To maintain a "Human-in-the-Loop" standard, the following requirements are non-negotiable :

  1. Patch Review : Every automated patch must be reviewed to ensure it does not hide legitimate application regressions.
  2. Intent Verification : Engineers must confirm the agent hasn't lowered the validation bar simply to achieve a "green" status.
  3. Backend Triage : If the Healer identifies a "Failed to fetch" error in the console logs, it should mark the failure as test.fixme rather than attempting a frontend code fix for a backend outage.

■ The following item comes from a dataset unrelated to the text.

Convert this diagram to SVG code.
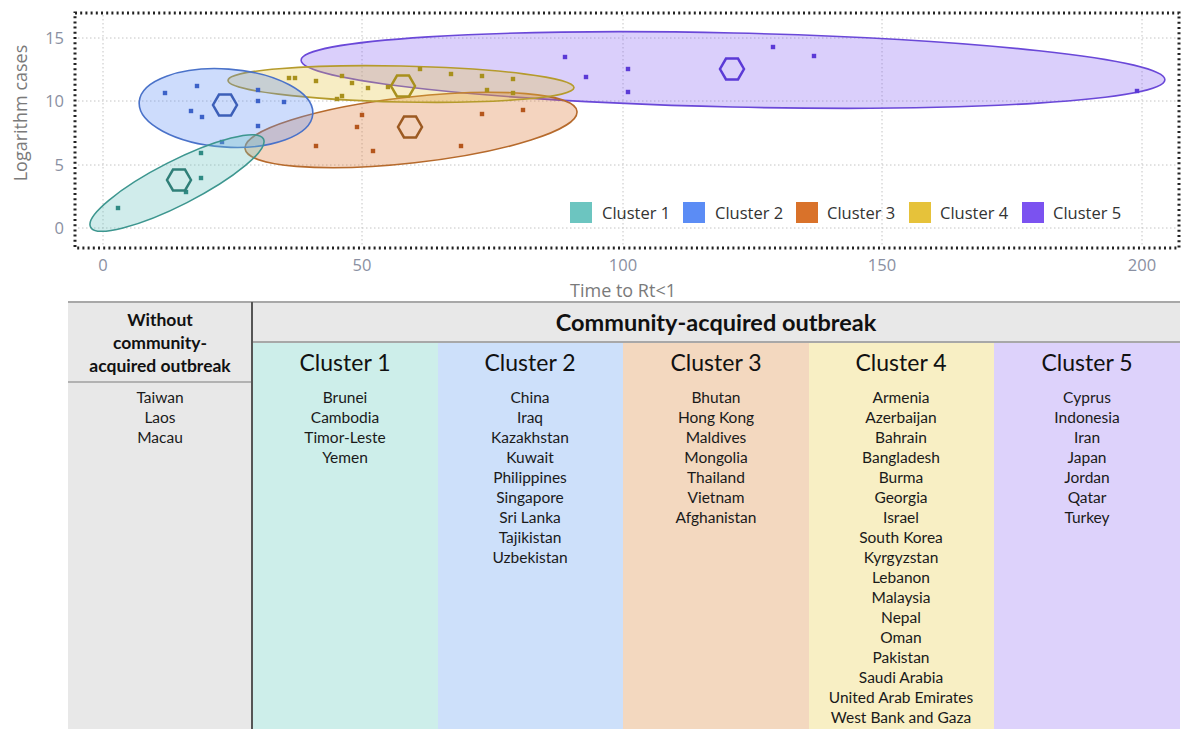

  1. Conclusion : The Future of Maintenance - Free Testing

The transition from DIY frameworks to autonomous platforms represents a fundamental shift in how we approach quality. By leveraging the Planner, Generator, and Healer, teams can move away from the manual labor of chasing flaky CI failures and refocus on high-level feature logic and strategic oversight. While AI significantly accelerates the authoring and healing cycles, the engineering "Manual Review Tax" remains the final check against the risks of logic drift, ensuring that speed never comes at the cost of reliability.